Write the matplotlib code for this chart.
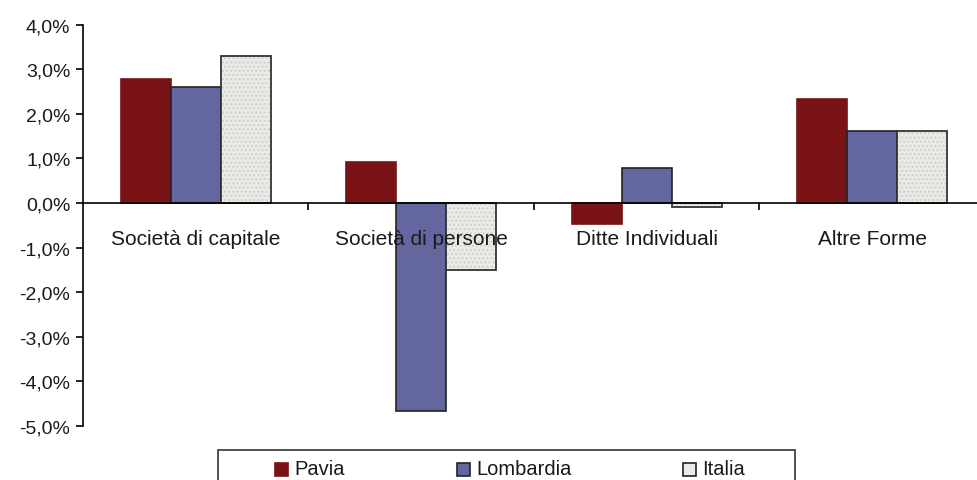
import matplotlib
matplotlib.use("Agg")
import matplotlib.pyplot as plt
from matplotlib.patches import Rectangle
import numpy as np

plt.rcParams['font.family'] = ['Liberation Sans', 'DejaVu Sans']
plt.rcParams['hatch.linewidth'] = 1.0

## Dati: variazione % delle imprese per forma giuridica

categorie = ["Società di capitale", "Società di persone", "Ditte Individuali", "Altre Forme"]
pavia = [2.78, 0.93, -0.48, 2.33]
lombardia = [2.60, -4.66, 0.79, 1.61]
italia = [3.30, -1.51, -0.10, 1.61]
serie = ["Pavia", "Lombardia", "Italia"]
y_ticks = [4, 3, 2, 1, 0, -1, -2, -3, -4, -5]
y_labels = ["4,0%", "3,0%", "2,0%", "1,0%", "0,0%", "-1,0%", "-2,0%", "-3,0%", "-4,0%", "-5,0%"]

colori = ["#7a1315", "#6466a0", "#ebebe8"]
bordi = ["#7a1315", "#222222", "#333333"]

W, H = 978, 481
fig = plt.figure(figsize=(W/100, H/100), dpi=100)
ax = fig.add_axes([83/W, 0.0566, 1 - 83/W, 0.918])

x = np.arange(len(categorie))
w = 0.222
for i, vals in enumerate([pavia, lombardia, italia]):
    pos = x + (i - 1) * w
    if i == 2:
        # fondo puntinato grigio per Italia
        ax.bar(pos, vals, width=w, color=colori[i], edgecolor="#cfcfcc",
               hatch="....", linewidth=0, zorder=2)
        ax.bar(pos, vals, width=w, fill=False, edgecolor=bordi[i],
               linewidth=1.3, zorder=2.5)
    else:
        ax.bar(pos, vals, width=w, color=colori[i], edgecolor=bordi[i],
               linewidth=1.2, zorder=2)

# etichette delle categorie sotto la linea dello zero
for xi, nome in zip(x, categorie):
    ax.text(xi, -0.8, nome, ha="center", va="center", fontsize=15,
            color="#1a1a1a", zorder=5)

ax.set_xlim(-0.5, 3.47)
ax.set_ylim(-5.6, 4.3)
ax.set_yticks(y_ticks)
ax.set_yticklabels(y_labels, fontsize=14, color="#1a1a1a")
ax.set_xticks([0.5, 1.5, 2.5])
ax.set_xticklabels([])
ax.tick_params(axis="x", direction="out", length=5, width=1.2)
ax.tick_params(axis="y", direction="out", length=5, width=1.2, pad=4)

for s in ["top", "right"]:
    ax.spines[s].set_visible(False)
ax.spines["bottom"].set_position(("data", 0))
ax.spines["bottom"].set_linewidth(1.2)
ax.spines["bottom"].set_zorder(3)
ax.spines["left"].set_bounds(-5, 4)
ax.spines["left"].set_linewidth(1.2)

# legenda in basso, riquadro tagliato dal bordo della figura
fig.patches.append(Rectangle((218/W, 1 - 500/H), (795 - 218)/W, 49/H,
                             transform=fig.transFigure, fill=False,
                             edgecolor="#333333", linewidth=1.2))
leg_x = [275, 457, 683]
yc = 470
s = 13
for i, nome in enumerate(serie):
    fig.patches.append(Rectangle((leg_x[i]/W, 1 - (yc + s/2)/H), s/W, s/H,
                                 transform=fig.transFigure, facecolor=colori[i],
                                 edgecolor="#222222" if i else colori[0],
                                 linewidth=1.2))
    fig.text((leg_x[i] + s + 6)/W, 1 - yc/H, nome, fontsize=14.5,
             color="#1a1a1a", va="center", ha="left")

fig.savefig("out.png", dpi=100)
........
# [WHAT YOU NEED TO DO]
Write out each line of the listing above, exactly, from its first line to the line holding "ax = fig.add_axes([83/W, 0.0566, 1", inclusive. Skip the pictures.

# [ANSWER BELOW]
Write the matplotlib code for this chart.
import matplotlib
matplotlib.use("Agg")
import matplotlib.pyplot as plt
from matplotlib.patches import Rectangle
import numpy as np

plt.rcParams['font.family'] = ['Liberation Sans', 'DejaVu Sans']
plt.rcParams['hatch.linewidth'] = 1.0

## Dati: variazione % delle imprese per forma giuridica

categorie = ["Società di capitale", "Società di persone", "Ditte Individuali", "Altre Forme"]
pavia = [2.78, 0.93, -0.48, 2.33]
lombardia = [2.60, -4.66, 0.79, 1.61]
italia = [3.30, -1.51, -0.10, 1.61]
serie = ["Pavia", "Lombardia", "Italia"]
y_ticks = [4, 3, 2, 1, 0, -1, -2, -3, -4, -5]
y_labels = ["4,0%", "3,0%", "2,0%", "1,0%", "0,0%", "-1,0%", "-2,0%", "-3,0%", "-4,0%", "-5,0%"]

colori = ["#7a1315", "#6466a0", "#ebebe8"]
bordi = ["#7a1315", "#222222", "#333333"]

W, H = 978, 481
fig = plt.figure(figsize=(W/100, H/100), dpi=100)
ax = fig.add_axes([83/W, 0.0566, 1 - 83/W, 0.918])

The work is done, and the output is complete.